Data block:
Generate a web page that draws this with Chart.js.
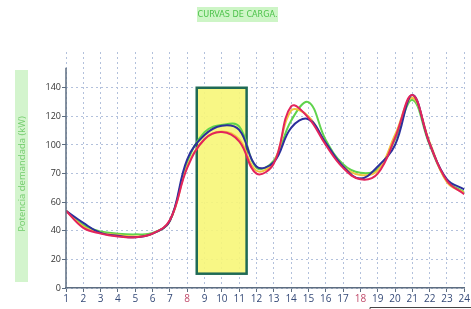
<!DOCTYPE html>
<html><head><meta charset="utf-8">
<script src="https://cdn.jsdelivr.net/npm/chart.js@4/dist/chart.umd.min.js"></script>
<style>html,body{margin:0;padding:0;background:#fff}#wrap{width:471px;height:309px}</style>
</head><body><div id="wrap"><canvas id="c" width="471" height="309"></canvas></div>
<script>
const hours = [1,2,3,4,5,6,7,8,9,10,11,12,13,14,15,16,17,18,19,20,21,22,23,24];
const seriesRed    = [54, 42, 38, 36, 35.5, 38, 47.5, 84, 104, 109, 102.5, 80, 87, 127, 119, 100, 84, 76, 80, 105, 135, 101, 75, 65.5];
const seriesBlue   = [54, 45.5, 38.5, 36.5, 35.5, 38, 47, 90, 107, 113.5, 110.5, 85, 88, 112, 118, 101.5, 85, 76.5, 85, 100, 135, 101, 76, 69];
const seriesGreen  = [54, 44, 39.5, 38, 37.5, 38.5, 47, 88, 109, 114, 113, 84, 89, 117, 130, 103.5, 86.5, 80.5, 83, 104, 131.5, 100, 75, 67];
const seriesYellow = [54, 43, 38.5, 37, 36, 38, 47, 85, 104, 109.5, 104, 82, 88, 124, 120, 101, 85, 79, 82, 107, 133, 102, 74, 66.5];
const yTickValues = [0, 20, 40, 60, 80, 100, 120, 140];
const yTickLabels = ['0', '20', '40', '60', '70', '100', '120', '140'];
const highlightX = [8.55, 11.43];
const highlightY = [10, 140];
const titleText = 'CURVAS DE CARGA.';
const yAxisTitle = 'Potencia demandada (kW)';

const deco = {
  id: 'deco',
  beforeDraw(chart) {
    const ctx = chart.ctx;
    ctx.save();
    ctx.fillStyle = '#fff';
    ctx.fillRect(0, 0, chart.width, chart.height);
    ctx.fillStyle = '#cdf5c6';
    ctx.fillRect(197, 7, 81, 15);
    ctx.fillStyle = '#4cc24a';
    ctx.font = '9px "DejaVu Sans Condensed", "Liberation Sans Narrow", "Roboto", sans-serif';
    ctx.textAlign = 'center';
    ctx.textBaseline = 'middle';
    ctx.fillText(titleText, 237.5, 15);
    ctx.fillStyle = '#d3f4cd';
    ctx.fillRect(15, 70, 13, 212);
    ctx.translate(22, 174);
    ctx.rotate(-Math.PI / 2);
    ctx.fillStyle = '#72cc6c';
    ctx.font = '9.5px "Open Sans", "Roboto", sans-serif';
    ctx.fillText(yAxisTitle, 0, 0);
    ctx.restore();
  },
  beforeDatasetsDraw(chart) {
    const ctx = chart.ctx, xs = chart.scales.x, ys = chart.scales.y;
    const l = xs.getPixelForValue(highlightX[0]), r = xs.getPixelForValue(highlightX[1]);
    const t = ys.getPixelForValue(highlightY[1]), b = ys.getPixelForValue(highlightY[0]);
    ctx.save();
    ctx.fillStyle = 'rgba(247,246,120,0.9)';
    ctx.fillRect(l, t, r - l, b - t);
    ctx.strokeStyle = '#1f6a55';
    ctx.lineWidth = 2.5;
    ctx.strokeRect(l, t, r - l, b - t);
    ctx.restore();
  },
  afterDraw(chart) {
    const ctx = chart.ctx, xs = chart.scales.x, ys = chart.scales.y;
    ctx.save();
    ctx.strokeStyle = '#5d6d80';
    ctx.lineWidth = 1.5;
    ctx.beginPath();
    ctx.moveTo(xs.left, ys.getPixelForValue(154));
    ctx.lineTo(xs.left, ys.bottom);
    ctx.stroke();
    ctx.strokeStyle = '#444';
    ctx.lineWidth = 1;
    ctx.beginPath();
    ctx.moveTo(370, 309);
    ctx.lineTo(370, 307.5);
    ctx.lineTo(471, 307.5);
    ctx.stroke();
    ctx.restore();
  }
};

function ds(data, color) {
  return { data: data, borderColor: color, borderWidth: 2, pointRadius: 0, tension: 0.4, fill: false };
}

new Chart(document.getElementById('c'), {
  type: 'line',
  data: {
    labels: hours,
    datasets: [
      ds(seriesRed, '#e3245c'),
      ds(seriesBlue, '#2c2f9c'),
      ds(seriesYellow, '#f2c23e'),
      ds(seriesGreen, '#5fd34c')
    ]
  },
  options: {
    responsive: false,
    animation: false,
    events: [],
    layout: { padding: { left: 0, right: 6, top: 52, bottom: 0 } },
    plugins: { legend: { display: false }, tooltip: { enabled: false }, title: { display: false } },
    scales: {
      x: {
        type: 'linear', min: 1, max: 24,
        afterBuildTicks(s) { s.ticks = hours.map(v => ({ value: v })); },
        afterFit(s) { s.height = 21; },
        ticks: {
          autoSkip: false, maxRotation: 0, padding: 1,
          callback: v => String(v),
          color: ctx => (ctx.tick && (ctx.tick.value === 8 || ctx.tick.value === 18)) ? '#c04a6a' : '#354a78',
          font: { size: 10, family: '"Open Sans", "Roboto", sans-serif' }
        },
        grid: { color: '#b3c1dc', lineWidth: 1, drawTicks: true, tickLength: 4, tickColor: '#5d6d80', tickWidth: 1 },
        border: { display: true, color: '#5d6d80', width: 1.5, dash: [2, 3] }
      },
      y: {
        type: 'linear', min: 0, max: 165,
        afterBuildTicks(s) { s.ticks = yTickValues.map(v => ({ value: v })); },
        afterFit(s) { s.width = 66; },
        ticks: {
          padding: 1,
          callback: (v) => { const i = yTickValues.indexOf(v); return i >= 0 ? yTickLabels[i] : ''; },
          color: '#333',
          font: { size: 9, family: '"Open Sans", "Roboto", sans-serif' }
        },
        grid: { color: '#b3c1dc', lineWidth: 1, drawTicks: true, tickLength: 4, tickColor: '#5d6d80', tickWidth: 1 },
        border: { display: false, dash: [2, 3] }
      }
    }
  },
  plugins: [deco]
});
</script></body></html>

Your goal: Send back the data above word for word, with the pictures left out.

Full solution:
Generate a web page that draws this with Chart.js.
<!DOCTYPE html>
<html><head><meta charset="utf-8">
<script src="https://cdn.jsdelivr.net/npm/chart.js@4/dist/chart.umd.min.js"></script>
<style>html,body{margin:0;padding:0;background:#fff}#wrap{width:471px;height:309px}</style>
</head><body><div id="wrap"><canvas id="c" width="471" height="309"></canvas></div>
<script>
const hours = [1,2,3,4,5,6,7,8,9,10,11,12,13,14,15,16,17,18,19,20,21,22,23,24];
const seriesRed    = [54, 42, 38, 36, 35.5, 38, 47.5, 84, 104, 109, 102.5, 80, 87, 127, 119, 100, 84, 76, 80, 105, 135, 101, 75, 65.5];
const seriesBlue   = [54, 45.5, 38.5, 36.5, 35.5, 38, 47, 90, 107, 113.5, 110.5, 85, 88, 112, 118, 101.5, 85, 76.5, 85, 100, 135, 101, 76, 69];
const seriesGreen  = [54, 44, 39.5, 38, 37.5, 38.5, 47, 88, 109, 114, 113, 84, 89, 117, 130, 103.5, 86.5, 80.5, 83, 104, 131.5, 100, 75, 67];
const seriesYellow = [54, 43, 38.5, 37, 36, 38, 47, 85, 104, 109.5, 104, 82, 88, 124, 120, 101, 85, 79, 82, 107, 133, 102, 74, 66.5];
const yTickValues = [0, 20, 40, 60, 80, 100, 120, 140];
const yTickLabels = ['0', '20', '40', '60', '70', '100', '120', '140'];
const highlightX = [8.55, 11.43];
const highlightY = [10, 140];
const titleText = 'CURVAS DE CARGA.';
const yAxisTitle = 'Potencia demandada (kW)';

const deco = {
  id: 'deco',
  beforeDraw(chart) {
    const ctx = chart.ctx;
    ctx.save();
    ctx.fillStyle = '#fff';
    ctx.fillRect(0, 0, chart.width, chart.height);
    ctx.fillStyle = '#cdf5c6';
    ctx.fillRect(197, 7, 81, 15);
    ctx.fillStyle = '#4cc24a';
    ctx.font = '9px "DejaVu Sans Condensed", "Liberation Sans Narrow", "Roboto", sans-serif';
    ctx.textAlign = 'center';
    ctx.textBaseline = 'middle';
    ctx.fillText(titleText, 237.5, 15);
    ctx.fillStyle = '#d3f4cd';
    ctx.fillRect(15, 70, 13, 212);
    ctx.translate(22, 174);
    ctx.rotate(-Math.PI / 2);
    ctx.fillStyle = '#72cc6c';
    ctx.font = '9.5px "Open Sans", "Roboto", sans-serif';
    ctx.fillText(yAxisTitle, 0, 0);
    ctx.restore();
  },
  beforeDatasetsDraw(chart) {
    const ctx = chart.ctx, xs = chart.scales.x, ys = chart.scales.y;
    const l = xs.getPixelForValue(highlightX[0]), r = xs.getPixelForValue(highlightX[1]);
    const t = ys.getPixelForValue(highlightY[1]), b = ys.getPixelForValue(highlightY[0]);
    ctx.save();
    ctx.fillStyle = 'rgba(247,246,120,0.9)';
    ctx.fillRect(l, t, r - l, b - t);
    ctx.strokeStyle = '#1f6a55';
    ctx.lineWidth = 2.5;
    ctx.strokeRect(l, t, r - l, b - t);
    ctx.restore();
  },
  afterDraw(chart) {
    const ctx = chart.ctx, xs = chart.scales.x, ys = chart.scales.y;
    ctx.save();
    ctx.strokeStyle = '#5d6d80';
    ctx.lineWidth = 1.5;
    ctx.beginPath();
    ctx.moveTo(xs.left, ys.getPixelForValue(154));
    ctx.lineTo(xs.left, ys.bottom);
    ctx.stroke();
    ctx.strokeStyle = '#444';
    ctx.lineWidth = 1;
    ctx.beginPath();
    ctx.moveTo(370, 309);
    ctx.lineTo(370, 307.5);
    ctx.lineTo(471, 307.5);
    ctx.stroke();
    ctx.restore();
  }
};

function ds(data, color) {
  return { data: data, borderColor: color, borderWidth: 2, pointRadius: 0, tension: 0.4, fill: false };
}

new Chart(document.getElementById('c'), {
  type: 'line',
  data: {
    labels: hours,
    datasets: [
      ds(seriesRed, '#e3245c'),
      ds(seriesBlue, '#2c2f9c'),
      ds(seriesYellow, '#f2c23e'),
      ds(seriesGreen, '#5fd34c')
    ]
  },
  options: {
    responsive: false,
    animation: false,
    events: [],
    layout: { padding: { left: 0, right: 6, top: 52, bottom: 0 } },
    plugins: { legend: { display: false }, tooltip: { enabled: false }, title: { display: false } },
    scales: {
      x: {
        type: 'linear', min: 1, max: 24,
        afterBuildTicks(s) { s.ticks = hours.map(v => ({ value: v })); },
        afterFit(s) { s.height = 21; },
        ticks: {
          autoSkip: false, maxRotation: 0, padding: 1,
          callback: v => String(v),
          color: ctx => (ctx.tick && (ctx.tick.value === 8 || ctx.tick.value === 18)) ? '#c04a6a' : '#354a78',
          font: { size: 10, family: '"Open Sans", "Roboto", sans-serif' }
        },
        grid: { color: '#b3c1dc', lineWidth: 1, drawTicks: true, tickLength: 4, tickColor: '#5d6d80', tickWidth: 1 },
        border: { display: true, color: '#5d6d80', width: 1.5, dash: [2, 3] }
      },
      y: {
        type: 'linear', min: 0, max: 165,
        afterBuildTicks(s) { s.ticks = yTickValues.map(v => ({ value: v })); },
        afterFit(s) { s.width = 66; },
        ticks: {
          padding: 1,
          callback: (v) => { const i = yTickValues.indexOf(v); return i >= 0 ? yTickLabels[i] : ''; },
          color: '#333',
          font: { size: 9, family: '"Open Sans", "Roboto", sans-serif' }
        },
        grid: { color: '#b3c1dc', lineWidth: 1, drawTicks: true, tickLength: 4, tickColor: '#5d6d80', tickWidth: 1 },
        border: { display: false, dash: [2, 3] }
      }
    }
  },
  plugins: [deco]
});
</script></body></html>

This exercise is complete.